To be done —
Search the data for the word "Apache". Reproduce every line where it is found.

──────── Data shown

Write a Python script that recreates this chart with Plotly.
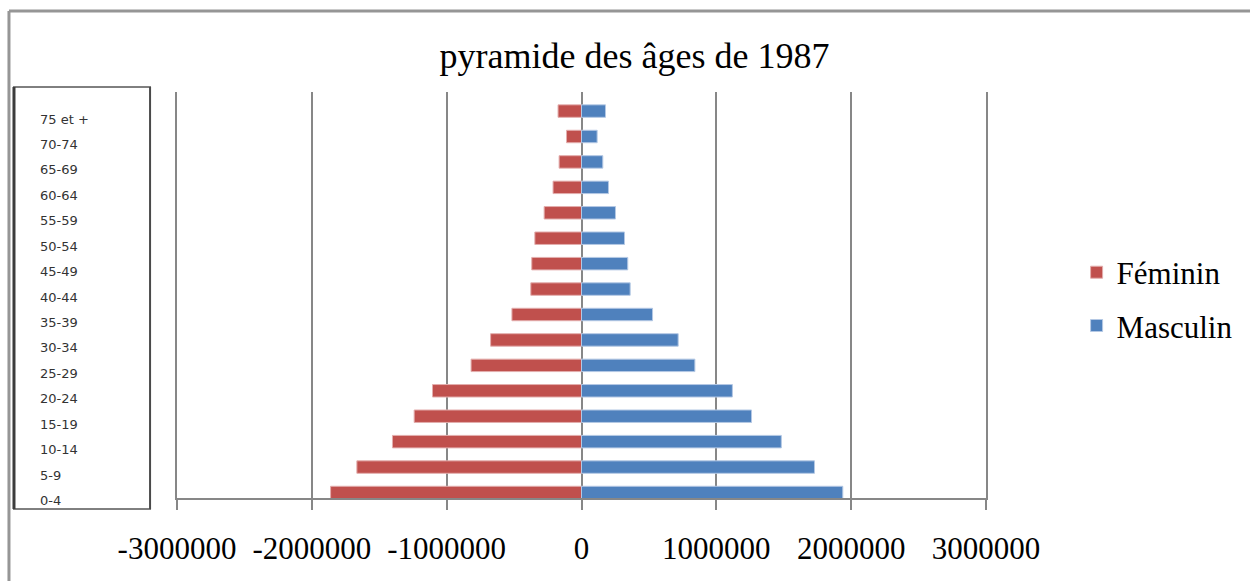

────────────────
──────── Data shown

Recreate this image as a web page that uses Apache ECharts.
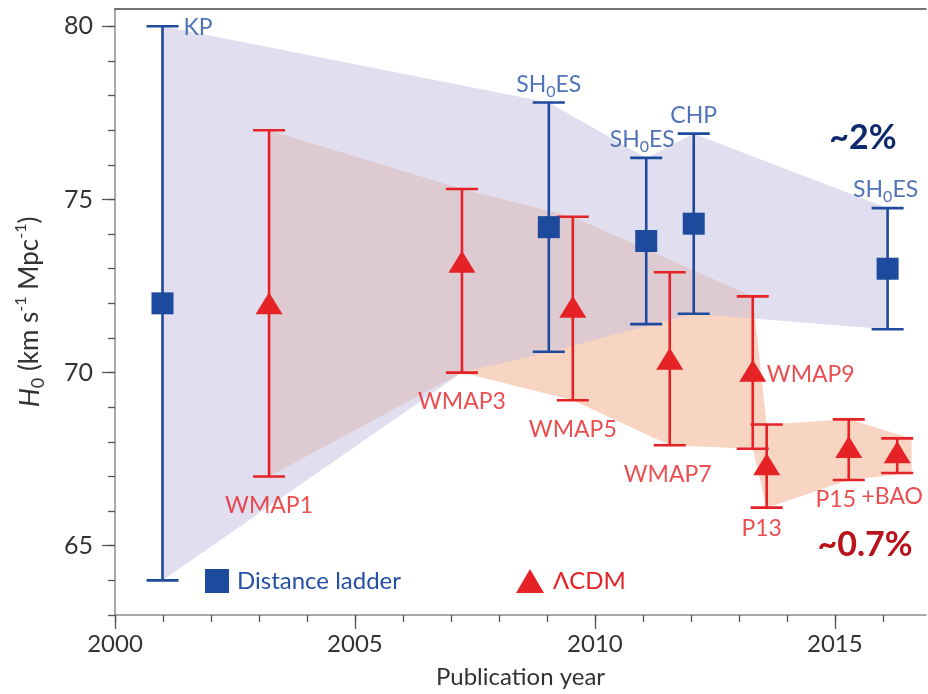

────────────────
──────── Data shown

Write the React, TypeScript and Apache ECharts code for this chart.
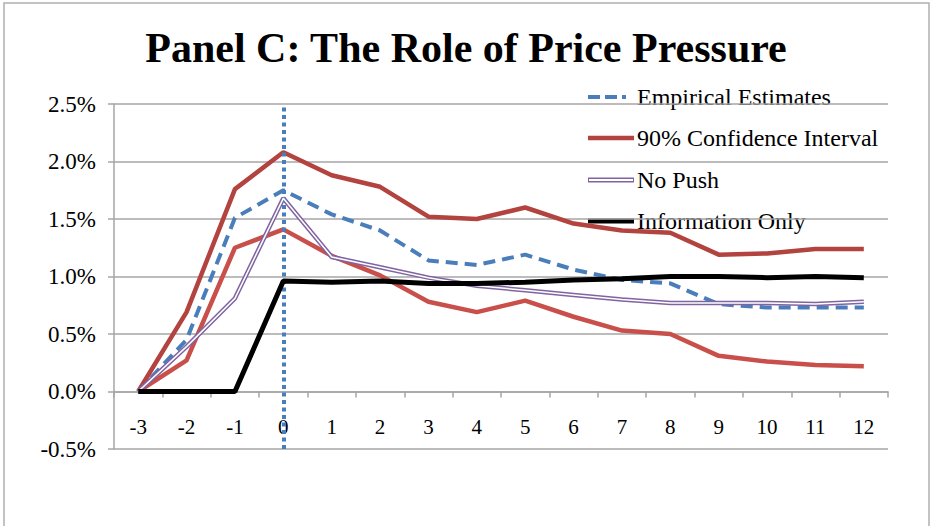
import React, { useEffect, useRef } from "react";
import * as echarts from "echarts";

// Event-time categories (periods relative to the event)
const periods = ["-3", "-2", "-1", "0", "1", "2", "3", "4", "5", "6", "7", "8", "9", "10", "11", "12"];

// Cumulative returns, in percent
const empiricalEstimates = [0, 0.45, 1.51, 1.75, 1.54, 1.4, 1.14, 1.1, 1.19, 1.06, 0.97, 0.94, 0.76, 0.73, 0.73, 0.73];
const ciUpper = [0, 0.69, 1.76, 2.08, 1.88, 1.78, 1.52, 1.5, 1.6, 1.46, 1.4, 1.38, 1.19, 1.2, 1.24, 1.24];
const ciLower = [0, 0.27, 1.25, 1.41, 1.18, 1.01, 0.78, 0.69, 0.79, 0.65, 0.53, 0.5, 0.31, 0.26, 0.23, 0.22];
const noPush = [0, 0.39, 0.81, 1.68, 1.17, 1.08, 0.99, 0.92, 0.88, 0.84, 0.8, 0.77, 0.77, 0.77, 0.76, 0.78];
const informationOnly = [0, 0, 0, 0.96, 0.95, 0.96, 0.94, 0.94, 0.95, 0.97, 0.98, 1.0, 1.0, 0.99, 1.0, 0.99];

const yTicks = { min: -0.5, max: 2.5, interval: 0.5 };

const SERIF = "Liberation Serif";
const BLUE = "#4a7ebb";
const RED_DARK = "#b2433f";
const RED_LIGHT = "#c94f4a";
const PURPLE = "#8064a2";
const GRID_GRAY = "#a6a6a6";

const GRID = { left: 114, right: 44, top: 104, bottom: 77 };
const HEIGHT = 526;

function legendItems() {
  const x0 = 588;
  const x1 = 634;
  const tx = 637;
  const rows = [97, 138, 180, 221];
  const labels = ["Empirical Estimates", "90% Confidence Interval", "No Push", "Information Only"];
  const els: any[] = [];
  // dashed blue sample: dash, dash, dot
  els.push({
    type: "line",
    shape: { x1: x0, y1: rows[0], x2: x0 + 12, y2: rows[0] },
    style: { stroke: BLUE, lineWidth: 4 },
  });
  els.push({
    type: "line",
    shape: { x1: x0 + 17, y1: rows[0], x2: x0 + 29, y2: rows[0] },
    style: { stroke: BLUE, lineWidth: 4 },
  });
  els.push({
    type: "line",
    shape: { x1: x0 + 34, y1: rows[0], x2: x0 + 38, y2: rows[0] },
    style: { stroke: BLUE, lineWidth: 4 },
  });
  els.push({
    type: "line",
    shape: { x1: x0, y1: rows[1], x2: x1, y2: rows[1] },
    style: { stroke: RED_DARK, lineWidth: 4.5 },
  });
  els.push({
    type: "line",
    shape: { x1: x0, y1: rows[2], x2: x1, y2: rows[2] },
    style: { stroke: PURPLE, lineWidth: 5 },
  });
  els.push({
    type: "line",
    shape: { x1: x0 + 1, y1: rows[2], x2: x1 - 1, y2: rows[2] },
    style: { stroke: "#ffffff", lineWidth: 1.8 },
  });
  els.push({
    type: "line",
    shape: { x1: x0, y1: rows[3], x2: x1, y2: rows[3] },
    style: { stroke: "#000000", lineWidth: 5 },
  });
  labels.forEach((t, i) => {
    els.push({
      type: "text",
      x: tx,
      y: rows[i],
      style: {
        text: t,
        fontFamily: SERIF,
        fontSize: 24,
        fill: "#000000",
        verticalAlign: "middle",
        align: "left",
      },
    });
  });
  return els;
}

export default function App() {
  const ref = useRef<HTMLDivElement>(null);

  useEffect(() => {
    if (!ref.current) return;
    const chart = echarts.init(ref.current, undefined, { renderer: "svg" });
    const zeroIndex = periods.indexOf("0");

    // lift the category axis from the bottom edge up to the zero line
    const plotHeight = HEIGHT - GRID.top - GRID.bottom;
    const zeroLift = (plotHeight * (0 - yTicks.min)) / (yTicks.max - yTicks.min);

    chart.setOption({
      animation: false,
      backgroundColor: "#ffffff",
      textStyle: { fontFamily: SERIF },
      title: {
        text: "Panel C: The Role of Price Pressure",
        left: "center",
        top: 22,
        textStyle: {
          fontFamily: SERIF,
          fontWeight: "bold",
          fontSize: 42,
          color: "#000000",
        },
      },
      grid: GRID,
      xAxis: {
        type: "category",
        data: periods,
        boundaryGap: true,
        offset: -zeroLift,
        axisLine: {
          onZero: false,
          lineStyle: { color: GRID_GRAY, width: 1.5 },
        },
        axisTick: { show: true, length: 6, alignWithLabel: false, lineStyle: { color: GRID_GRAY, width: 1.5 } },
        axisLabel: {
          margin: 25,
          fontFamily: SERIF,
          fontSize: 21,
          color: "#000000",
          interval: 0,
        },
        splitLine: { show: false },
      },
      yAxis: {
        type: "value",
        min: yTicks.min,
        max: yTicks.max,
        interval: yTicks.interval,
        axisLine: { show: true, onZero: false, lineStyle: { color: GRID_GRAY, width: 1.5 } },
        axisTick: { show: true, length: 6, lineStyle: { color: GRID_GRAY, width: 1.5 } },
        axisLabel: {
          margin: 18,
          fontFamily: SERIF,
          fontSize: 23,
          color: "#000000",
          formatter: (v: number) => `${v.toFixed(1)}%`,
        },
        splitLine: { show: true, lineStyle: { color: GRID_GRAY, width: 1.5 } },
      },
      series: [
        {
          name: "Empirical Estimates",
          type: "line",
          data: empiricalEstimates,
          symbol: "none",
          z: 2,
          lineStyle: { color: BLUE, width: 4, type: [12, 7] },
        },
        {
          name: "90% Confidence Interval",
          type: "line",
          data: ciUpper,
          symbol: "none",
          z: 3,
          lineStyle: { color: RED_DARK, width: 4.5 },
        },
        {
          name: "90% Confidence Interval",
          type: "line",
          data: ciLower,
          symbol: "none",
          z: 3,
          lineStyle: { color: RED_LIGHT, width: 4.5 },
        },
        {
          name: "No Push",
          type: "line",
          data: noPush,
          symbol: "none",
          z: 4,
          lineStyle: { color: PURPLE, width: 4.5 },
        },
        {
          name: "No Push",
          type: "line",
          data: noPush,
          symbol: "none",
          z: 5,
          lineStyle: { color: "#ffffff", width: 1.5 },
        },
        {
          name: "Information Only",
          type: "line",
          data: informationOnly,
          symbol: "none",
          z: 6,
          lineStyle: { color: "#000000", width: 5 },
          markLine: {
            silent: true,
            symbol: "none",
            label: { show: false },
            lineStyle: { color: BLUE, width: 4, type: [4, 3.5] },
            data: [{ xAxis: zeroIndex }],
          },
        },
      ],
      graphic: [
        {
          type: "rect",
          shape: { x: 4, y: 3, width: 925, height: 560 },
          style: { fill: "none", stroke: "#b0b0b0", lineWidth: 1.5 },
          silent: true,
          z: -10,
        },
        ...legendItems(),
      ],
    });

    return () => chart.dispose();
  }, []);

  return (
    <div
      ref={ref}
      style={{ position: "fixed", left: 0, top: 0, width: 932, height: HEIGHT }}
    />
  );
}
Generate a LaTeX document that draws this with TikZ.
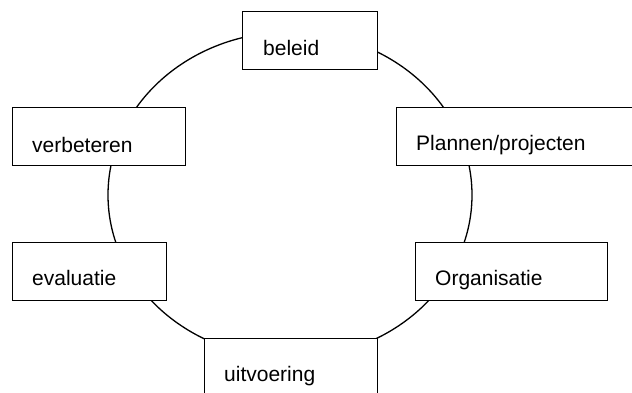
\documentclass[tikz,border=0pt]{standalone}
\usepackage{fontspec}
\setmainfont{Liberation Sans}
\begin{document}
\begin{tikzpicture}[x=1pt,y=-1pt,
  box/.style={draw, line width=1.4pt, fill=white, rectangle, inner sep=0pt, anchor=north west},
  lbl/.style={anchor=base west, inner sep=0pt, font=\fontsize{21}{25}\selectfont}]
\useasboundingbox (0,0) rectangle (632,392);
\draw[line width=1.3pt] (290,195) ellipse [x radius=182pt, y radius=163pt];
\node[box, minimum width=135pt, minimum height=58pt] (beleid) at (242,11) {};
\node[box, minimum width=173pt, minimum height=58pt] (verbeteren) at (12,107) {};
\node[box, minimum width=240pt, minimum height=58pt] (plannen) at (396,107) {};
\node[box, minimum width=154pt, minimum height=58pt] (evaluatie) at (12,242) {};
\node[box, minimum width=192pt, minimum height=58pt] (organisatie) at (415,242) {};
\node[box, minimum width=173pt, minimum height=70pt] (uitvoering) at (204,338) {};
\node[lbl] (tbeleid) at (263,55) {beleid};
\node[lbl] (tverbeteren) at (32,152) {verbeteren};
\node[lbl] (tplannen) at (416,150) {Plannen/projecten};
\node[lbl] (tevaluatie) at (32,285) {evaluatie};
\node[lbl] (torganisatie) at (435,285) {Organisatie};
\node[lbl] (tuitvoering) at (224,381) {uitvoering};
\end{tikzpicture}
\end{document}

────────────────

Full output —
Recreate this image as a web page that uses Apache ECharts.
Write the React, TypeScript and Apache ECharts code for this chart.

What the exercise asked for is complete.